Community & Contributing

We would love to hear from you! Here are some places you can find us.

Mailing list

Our mailing list is metallb-users@googlegroups.com. It’s for discussions around MetalLB usage, community support, and developer discussion (although for the latter we mostly use Github directly).

Slack

For a more interactive experience, we have the #metallb slack channel on k8s.slack.com. If you’re not already logged into the Kubernetes slack organization, you’ll need to request an invite before you can join.

IRC

If you prefer a more classic chat experience, we’re also on #metallb on the Freenode IRC network. You can use Freenode’s web client if you don’t already have an IRC client.

Issue Tracker

Use the GitHub issue tracker to file bugs and features request. If you need support, please send your questions to the metallb-users mailing list rather than filing a GitHub issue.

Contributing

We welcome contributions to MetalLB! Here’s some information to get you started.

Code of Conduct

This project is released with a Contributor Code of Conduct. By participating in this project you agree to abide by its terms.

Code changes

Before you make significant code changes, please open an issue to discuss your plans. This will minimize the amount of review required for pull requests.

All submissions require review. We use GitHub pull requests for this purpose.
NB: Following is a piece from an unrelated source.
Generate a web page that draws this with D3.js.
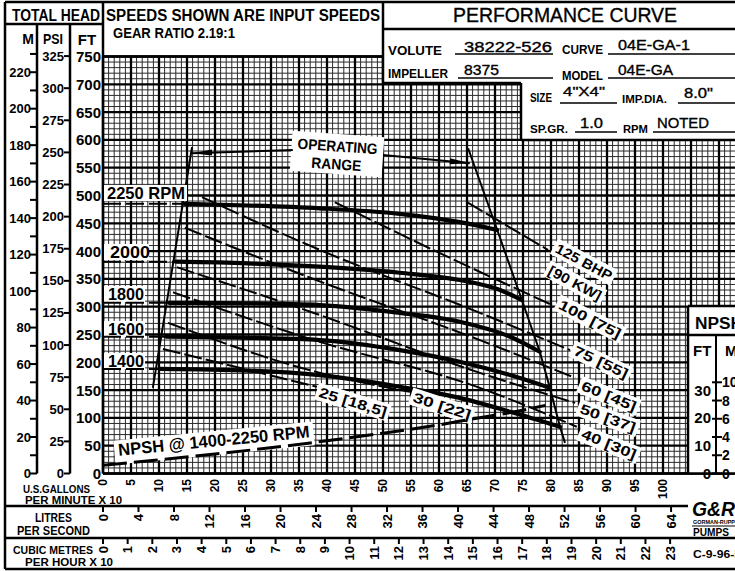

Consult GitHub Help for more information on using pull requests.

Code organization

MetalLB’s code is divided between a number of binaries, and some supporting libraries. The libraries live in the internal directory, and each binary has its own top-level directory. Here’s what we currently have, relative to the top-level directory:

  • controller is the cluster-wide MetalLB controller, in charge of IP assignment.
  • speaker is the per-node daemon that advertises services with assigned IPs using various advertising strategies.
  • internal/k8s contains the bowels of the logic to talk to the Kubernetes apiserver to get and modify service information. It allows most of the rest of the MetalLB code to be ignorant of the Kubernetes client library, other than the objects (Service, ConfigMap…) that they manipulate.
  • internal/config parses and validates the MetalLB configmap.
  • internal/allocator is the IP address manager. Given pools from the MetalLB configmap, it can allocate addresses on demand.
  • internal/bgp is a very stripped down implementation of BGP. It speaks just enough of the protocol to keep peering sessions up, and to push routes to the peer.
  • internal/layer2 is an implementation of an ARP and NDP responder.
  • internal/logging is a logging shim that redirects both Kubernetes’s klog and Go’s standard library log output to go-kit’s structured logger, which is what MetalLB itself uses for logging.
  • internal/version just burns version numbers and git commit information into compiled binaries, so that MetalLB can print its build information.

In addition to code, there’s deployment configuration and documentation:

  • manifests contains a variety of Kubernetes manifests. The most important one is manifests/metallb.yaml, which specifies how to deploy MetalLB onto a cluster.
  • helm-chart contains the Helm chart for MetalLB. This chart is the authoritative source for MetalLB’s Kubernetes configuration, manifests/metallb.yaml is autogenerated from it.
  • website contains the website for MetalLB. The website/content subdirectory is where all the pages live, in Markdown format.

Required software

To develop MetalLB, you’ll need a couple of pieces of software:

  • git, the version control system
  • The Go programming language (notably the go tool)
  • Docker, the container running system
  • Kubectl, the Kubernetes commandline interface
  • Invoke to drive the build system

Building the code

Start by fetching the MetalLB repository, with git clone https://github.com/danderson/metallb.

From there, you can use Invoke to build Docker images, push them to registries, and so forth. inv -l lists the available tasks.

For development, fork the github repository, and add your fork as a remote in $GOPATH/src/go.universe.tf/metallb, with git remote add fork git@github.com:<your-github-user>/metallb.git.

The website

The website at https://metallb.universe.tf is pinned to the latest released version, so that users who don’t care about ongoing development see documentation that is consistent with the released code.

However, there is a version of the website synced to the latest master branch at https://master–metallb.netlify.com. Similarly, every branch has a published website at <branch name>--metallb.netlify.com. So if you want to view the documentation for the 0.2 version, regardless of what the currently released version is, you can visit https://v0.2–metallb.netlify.com.

When editing the website, you can preview your changes locally by installing Hugo and running hugo server from the website directory.